Chiral superconductivity near a fractional Chern insulator

Superconductivity arising from fully spin-polarized, repulsively interacting electrons can host intrinsically chiral Cooper pairs and Majorana zero modes, yet no concrete microscopic route to such a state has been established. Motivated by recent observations in twisted MoTe$_2$ and rhombohedral pentalayer graphene, where fractional Chern insulators (FCIs) appear adjacent to spin-valley-polarized superconductors, we investigate a minimal model: spinless electrons in the lowest Landau level subject to a tunable moire potential. Large-scale density-matrix renormalization group (DMRG) calculations show that, as the FCI gap closes, two nearly degenerate phases emerge before a metallic state forms.
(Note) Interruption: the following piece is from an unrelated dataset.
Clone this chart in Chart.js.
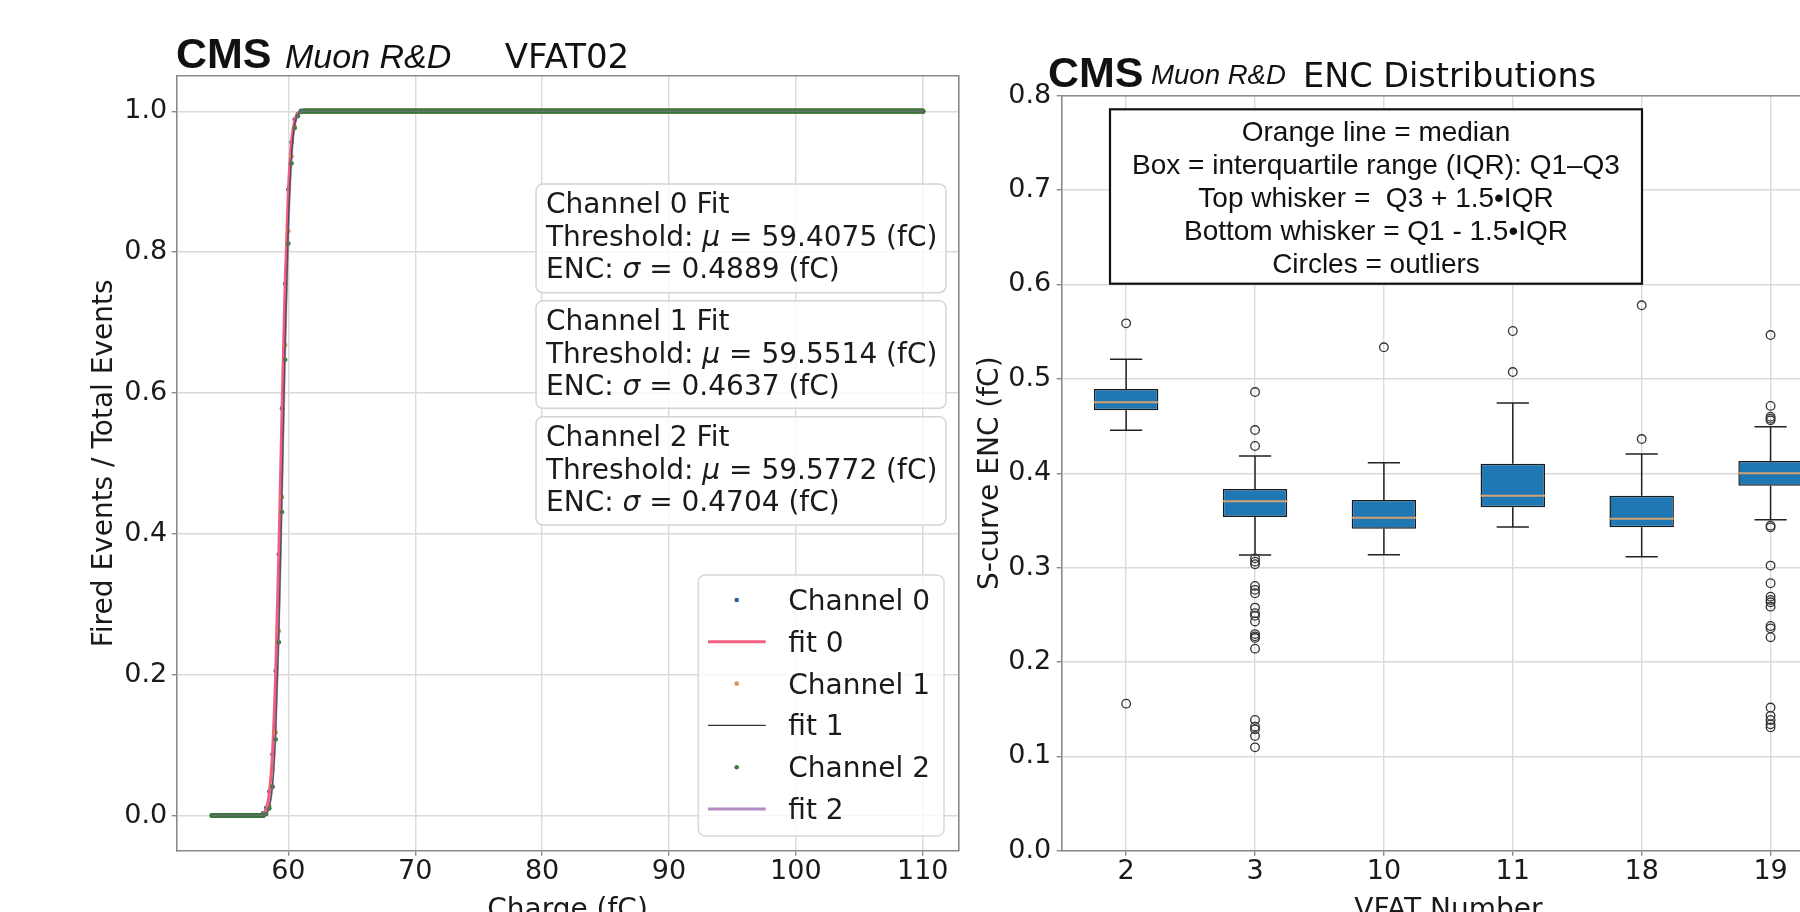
<!DOCTYPE html>
<html><head><meta charset="utf-8">
<script src="https://cdn.jsdelivr.net/npm/chart.js@4.4.1/dist/chart.umd.min.js"></script>
<style>
html,body{margin:0;padding:0;background:#fff;width:1800px;height:912px;overflow:hidden;position:relative;}
canvas{position:absolute;top:0;}
#c1{left:0;}
#c2{left:900px;}
#ov{position:absolute;left:0;top:0;width:1800px;height:912px;pointer-events:none;}
#ov text{white-space:pre;}
</style></head>
<body>
<canvas id="c1" width="980" height="960"></canvas>
<canvas id="c2" width="960" height="960"></canvas>
<svg id="ov" width="1800" height="912" xmlns="http://www.w3.org/2000/svg">
  <g font-family="Liberation Sans, Arial, sans-serif" fill="#111">
    <text x="176" y="68" font-size="43" font-weight="bold">CMS</text>
    <text x="285" y="68" font-size="34" font-style="italic">Muon R&amp;D</text>
    <text x="1048" y="87" font-size="43" font-weight="bold">CMS</text>
    <text x="1151" y="84" font-size="27.6" font-style="italic">Muon R&amp;D</text>
  </g>
  <g font-family="DejaVu Sans, sans-serif" fill="#111">
    <text x="567" y="68" font-size="34" text-anchor="middle">VFAT02</text>
    <text x="1303" y="87" font-size="33.5">ENC Distributions</text>
  </g>
  <g font-family="DejaVu Sans, sans-serif" font-size="28" fill="#1a1a1a">
    <rect x="536" y="184" width="410" height="108.7" rx="7" fill="#fff" fill-opacity="0.8" stroke="#d4d4d4" stroke-width="1.5"/>
    <text x="546" y="213.3">Channel 0 Fit</text>
    <text x="546" y="246">Threshold: <tspan font-style="italic">μ</tspan> = 59.4075 (fC)</text>
    <text x="546" y="278.3">ENC: <tspan font-style="italic">σ</tspan> = 0.4889 (fC)</text>
    <rect x="536" y="300.7" width="410" height="107.6" rx="7" fill="#fff" fill-opacity="0.8" stroke="#d4d4d4" stroke-width="1.5"/>
    <text x="546" y="329.8">Channel 1 Fit</text>
    <text x="546" y="362.5">Threshold: <tspan font-style="italic">μ</tspan> = 59.5514 (fC)</text>
    <text x="546" y="394.8">ENC: <tspan font-style="italic">σ</tspan> = 0.4637 (fC)</text>
    <rect x="536" y="416.7" width="410" height="108.3" rx="7" fill="#fff" fill-opacity="0.8" stroke="#d4d4d4" stroke-width="1.5"/>
    <text x="546" y="446">Channel 2 Fit</text>
    <text x="546" y="478.5">Threshold: <tspan font-style="italic">μ</tspan> = 59.5772 (fC)</text>
    <text x="546" y="510.8">ENC: <tspan font-style="italic">σ</tspan> = 0.4704 (fC)</text>
  </g>
  <g font-family="DejaVu Sans, sans-serif" font-size="28" fill="#1a1a1a">
    <rect x="698.3" y="575" width="245.7" height="261" rx="7" fill="#fff" fill-opacity="0.8" stroke="#d8d8d8" stroke-width="1.5"/>
    <circle cx="736.7" cy="600" r="2.3" fill="#2a5f9a"/>
    <text x="788.3" y="610">Channel 0</text>
    <line x1="708" y1="641.8" x2="765.7" y2="641.8" stroke="#f0607e" stroke-width="3"/>
    <text x="788.3" y="651.8">fit 0</text>
    <circle cx="736.7" cy="683.6" r="2.3" fill="#d8925a"/>
    <text x="788.3" y="693.6">Channel 1</text>
    <line x1="708" y1="725.4" x2="765.7" y2="725.4" stroke="#333" stroke-width="1.4"/>
    <text x="788.3" y="735.4">fit 1</text>
    <circle cx="736.7" cy="767.2" r="2.3" fill="#3b7d3b"/>
    <text x="788.3" y="777.2">Channel 2</text>
    <line x1="708" y1="809" x2="765.7" y2="809" stroke="#b48cc4" stroke-width="3"/>
    <text x="788.3" y="819">fit 2</text>
  </g>
  <g font-family="Liberation Sans, Arial, sans-serif" font-size="28" fill="#111" text-anchor="middle">
    <rect x="1110" y="109.3" width="532" height="174.4" fill="#fff" stroke="#111" stroke-width="2.2"/>
    <text x="1376" y="141">Orange line = median</text>
    <text x="1376" y="174">Box = interquartile range (IQR): Q1–Q3</text>
    <text x="1376" y="207">Top whisker =  Q3 + 1.5•IQR</text>
    <text x="1376" y="240">Bottom whisker = Q1 - 1.5•IQR</text>
    <text x="1376" y="272.7">Circles = outliers</text>
  </g>
</svg>
<script>
// ---------------- Left panel: S-curves (VFAT02) ----------------
const chargeCh0 = [54.0, 57.75, 58.0, 58.25, 58.5, 58.75, 59.0, 59.25, 59.5, 59.75, 60.0, 60.25, 60.5, 60.75, 61.0, 110.0];
const fracCh0   = [0, 0, 0.003, 0.011, 0.034, 0.087, 0.205, 0.371, 0.578, 0.755, 0.889, 0.956, 0.988, 0.996, 1, 1];
const chargeCh12 = [54.0, 58.0, 58.25, 58.5, 58.75, 59.0, 59.25, 59.5, 59.75, 60.0, 60.25, 60.5, 60.75, 61.0, 61.25, 110.0];
const fracCh1   = [0, 0, 0.003, 0.013, 0.040, 0.118, 0.262, 0.452, 0.668, 0.830, 0.936, 0.978, 0.995, 0.999, 1, 1];
const fracCh2   = [0, 0, 0.002, 0.010, 0.041, 0.108, 0.246, 0.431, 0.647, 0.812, 0.926, 0.976, 0.993, 0.999, 1, 1];
const fitCharge = [54.0, 57.5, 57.75, 58.0, 58.25, 58.5, 58.75, 59.0, 59.25, 59.5, 59.75, 60.0, 60.25, 60.5, 60.75, 61.0, 61.25, 61.5, 110.0];
const fitVals0  = [0, 0, 0.0003, 0.0020, 0.0089, 0.0317, 0.0893, 0.2024, 0.3737, 0.5749, 0.7582, 0.8872, 0.9576, 0.9873, 0.9970, 0.9994, 0.9999, 1, 1];
const fitVals1  = [0, 0, 0.0001, 0.0004, 0.0025, 0.0117, 0.0420, 0.1172, 0.2578, 0.4558, 0.6657, 0.8332, 0.9340, 0.9796, 0.9951, 0.9991, 0.9999, 1, 1];
const fitVals2  = [0, 0, 0.0001, 0.0004, 0.0024, 0.0110, 0.0393, 0.1099, 0.2432, 0.4348, 0.6432, 0.8154, 0.9236, 0.9751, 0.9937, 0.9988, 0.9998, 1, 1];
const xTicksLeft = [60, 70, 80, 90, 100, 110];
const yTicksLeft = [0.0, 0.2, 0.4, 0.6, 0.8, 1.0];

// ---------------- Right panel: ENC box plots ----------------
const vfatLabels  = ['2', '3', '10', '11', '18', '19'];
const encWhiskLo  = [0.4454, 0.3133, 0.3137, 0.3430, 0.3115, 0.3507];
const encQ1       = [0.4666, 0.3536, 0.3412, 0.3638, 0.3427, 0.3868];
const encMedian   = [0.4751, 0.3702, 0.3529, 0.3762, 0.3518, 0.3999];
const encQ3       = [0.4892, 0.3833, 0.3716, 0.4101, 0.3762, 0.4129];
const encWhiskHi  = [0.5207, 0.4182, 0.4111, 0.4744, 0.4203, 0.4493];
const encOutliers = [
  [0.5588, 0.1558],
  [0.4860, 0.4457, 0.4288, 0.3098, 0.3063, 0.3035, 0.2806, 0.2764, 0.2728, 0.2576, 0.2517, 0.2489, 0.2429, 0.2295, 0.2271, 0.2253, 0.2141, 0.1385, 0.1314, 0.1286, 0.1215, 0.1095],
  [0.5334],
  [0.5507, 0.5072],
  [0.5779, 0.4362],
  [0.5464, 0.4713, 0.4599, 0.4578, 0.4560, 0.3444, 0.3426, 0.3021, 0.2834, 0.2692, 0.2657, 0.2632, 0.2586, 0.2381, 0.2356, 0.2262, 0.1517, 0.1429, 0.1385, 0.1339, 0.1307]
];
const yTicksRight = [0.0, 0.1, 0.2, 0.3, 0.4, 0.5, 0.6, 0.7, 0.8];

// ---------------- helpers / styles ----------------
const GRID = '#dadada';
const SPINE = '#8a8a8a';
const TXT = '#1a1a1a';
const fixW = w => s => { s.width = w; };
const fixH = h => s => { s.height = h; };
const setTicks = arr => s => { s.ticks = arr.map(v => ({ value: v })); };
const zip = (xs, ys) => xs.map((x, i) => ({ x: x, y: ys[i] }));
const tickFont = { family: 'DejaVu Sans', size: 27 };
const titleFont = { family: 'DejaVu Sans', size: 28 };
const gridOpts = { color: GRID, lineWidth: 1.4, tickColor: SPINE, tickLength: 5, tickWidth: 1.4 };
const borderOpts = { color: SPINE, width: 1.6 };
const spineAxis = (pos, fit) => ({
  type: 'linear', position: pos, display: true, min: 0, max: 1,
  ticks: { display: false }, grid: { display: false, drawTicks: false },
  border: borderOpts, afterFit: fit
});

function channelDataset(label, xs, ys, color, order) {
  return {
    label: label, data: zip(xs, ys), showLine: true, order: order,
    pointRadius: 2.3, pointBackgroundColor: color, pointBorderWidth: 0,
    borderWidth: 5.2, borderCapStyle: 'round', borderColor: color,
    segment: {
      borderColor: c => {
        const a = c.p0.parsed.y, b = c.p1.parsed.y;
        return (a === b && (a === 0 || a === 1)) ? color : 'rgba(0,0,0,0)';
      }
    }
  };
}
function fitDataset(label, ys, color, width, order) {
  return {
    label: label, data: zip(fitCharge, ys), showLine: true, order: order,
    pointRadius: 0, borderColor: color, borderWidth: width,
    cubicInterpolationMode: 'monotone'
  };
}

new Chart(document.getElementById('c1'), {
  type: 'scatter',
  data: {
    datasets: [
      channelDataset('Channel 0', chargeCh0, fracCh0, '#2a5f9a', 6),
      fitDataset('fit 0', fitVals0, '#f0607e', 3, 5),
      channelDataset('Channel 1', chargeCh12, fracCh1, '#d8925a', 4),
      fitDataset('fit 1', fitVals1, '#333333', 1.4, 3),
      channelDataset('Channel 2', chargeCh12, fracCh2, '#3a763a', 2),
      fitDataset('fit 2', fitVals2, 'rgba(150,110,170,0.45)', 1.6, 1)
    ]
  },
  options: {
    responsive: false, animation: false, events: [],
    layout: { padding: { left: 0, top: 76, right: 21.7, bottom: 0 } },
    plugins: { legend: { display: false }, tooltip: { enabled: false } },
    scales: {
      x: {
        type: 'linear', position: 'bottom', min: 51.2, max: 112.8,
        afterBuildTicks: setTicks(xTicksLeft), afterFit: fixH(109.3),
        ticks: { autoSkip: false, maxRotation: 0, padding: 0, color: TXT, font: tickFont, callback: v => String(v) },
        grid: gridOpts, border: borderOpts,
        title: { display: true, text: 'Charge (fC)', color: TXT, font: titleFont, padding: { top: 0, bottom: 32.5 } }
      },
      y: {
        type: 'linear', position: 'left', min: -0.05, max: 1.05,
        afterBuildTicks: setTicks(yTicksLeft), afterFit: fixW(176.7),
        ticks: { autoSkip: false, padding: 4.4, color: TXT, font: tickFont, callback: v => v.toFixed(1) },
        grid: gridOpts, border: borderOpts,
        title: { display: true, text: 'Fired Events / Total Events', color: TXT, font: titleFont, padding: { top: 87.5, bottom: 0 } }
      },
      xTop: spineAxis('top', fixH(0)),
      yRight: spineAxis('right', fixW(0))
    }
  }
});

// right panel datasets built from the arrays
const positions = vfatLabels.map((_, i) => i + 1);
const capHalf = 0.125, medHalf = 0.25;
const boxData = positions.map((p, i) => ({ x: p, y: [encQ1[i], encQ3[i]] }));
const whiskerData = [];
const medianData = [];
const outlierData = [];
positions.forEach((p, i) => {
  whiskerData.push(
    { x: p, y: encQ1[i] }, { x: p, y: encWhiskLo[i] }, { x: p, y: null },
    { x: p, y: encQ3[i] }, { x: p, y: encWhiskHi[i] }, { x: p, y: null },
    { x: p - capHalf, y: encWhiskLo[i] }, { x: p + capHalf, y: encWhiskLo[i] }, { x: p, y: null },
    { x: p - capHalf, y: encWhiskHi[i] }, { x: p + capHalf, y: encWhiskHi[i] }, { x: p, y: null }
  );
  medianData.push({ x: p - medHalf, y: encMedian[i] }, { x: p + medHalf, y: encMedian[i] }, { x: p, y: null });
  encOutliers[i].forEach(v => outlierData.push({ x: p, y: v }));
});

new Chart(document.getElementById('c2'), {
  type: 'scatter',
  data: {
    datasets: [
      { type: 'bar', label: 'IQR', data: boxData, backgroundColor: '#1f77b4', borderColor: '#1a1a1a',
        borderWidth: 1.5, borderSkipped: false, barPercentage: 0.5, categoryPercentage: 1, order: 4 },
      { type: 'scatter', label: 'whiskers', data: whiskerData, showLine: true, spanGaps: false,
        pointRadius: 0, borderColor: '#222', borderWidth: 1.5, order: 3 },
      { type: 'scatter', label: 'median', data: medianData, showLine: true, spanGaps: false,
        pointRadius: 0, borderColor: '#d2a272', borderWidth: 2, order: 2 },
      { type: 'scatter', label: 'outliers', data: outlierData, pointStyle: 'circle', pointRadius: 4.3,
        pointBackgroundColor: 'rgba(0,0,0,0)', pointBorderColor: '#333', pointBorderWidth: 1.3, order: 1 }
    ]
  },
  options: {
    responsive: false, animation: false, events: [],
    layout: { padding: { left: 0, top: 95.7, right: 25, bottom: 0 } },
    plugins: { legend: { display: false }, tooltip: { enabled: false } },
    scales: {
      x: {
        type: 'linear', position: 'bottom', min: 0.5, max: 6.5, offset: false,
        afterBuildTicks: setTicks(positions), afterFit: fixH(109.3),
        ticks: { autoSkip: false, maxRotation: 0, padding: 0, color: TXT, font: tickFont,
                 callback: v => vfatLabels[Math.round(v) - 1] },
        grid: Object.assign({ offset: false }, gridOpts), border: borderOpts,
        title: { display: true, text: 'VFAT Number', color: TXT, font: titleFont, padding: { top: 0, bottom: 32.5 } }
      },
      y: {
        type: 'linear', position: 'left', min: 0, max: 0.8,
        afterBuildTicks: setTicks(yTicksRight), afterFit: fixW(161.7),
        ticks: { autoSkip: false, padding: 5.5, color: TXT, font: tickFont, callback: v => v.toFixed(1) },
        grid: gridOpts, border: borderOpts,
        title: { display: true, text: 'S-curve ENC (fC)', color: TXT, font: titleFont, padding: { top: 74, bottom: 0 } }
      },
      xTop: spineAxis('top', fixH(0))
    }
  }
});
</script>
</body></html>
A chiral $f+if$ superconductor and a commensurate $\sqrt{3} \times \sqrt{3}$ charge-density wave (CDW) differ in energy by less than $1\%$, reproducing the distinct superconducting and re-entrant integer quantum Hall (RIQH) phases experimentally observed near the FCI regime. The superconducting dome remains robust against realistic Coulomb screening, light doping, and variations in lattice geometry. Melting the FCI therefore provides a new mechanism for realizing spin-polarized chiral superconductivity and RIQH order. We predict that twisted MoTe$_2$ at larger twist angles will develop a superconducting dome even at filling $ν= 2/3$, and suppressing this superconductivity with a magnetic field should drive the system into an RIQH state.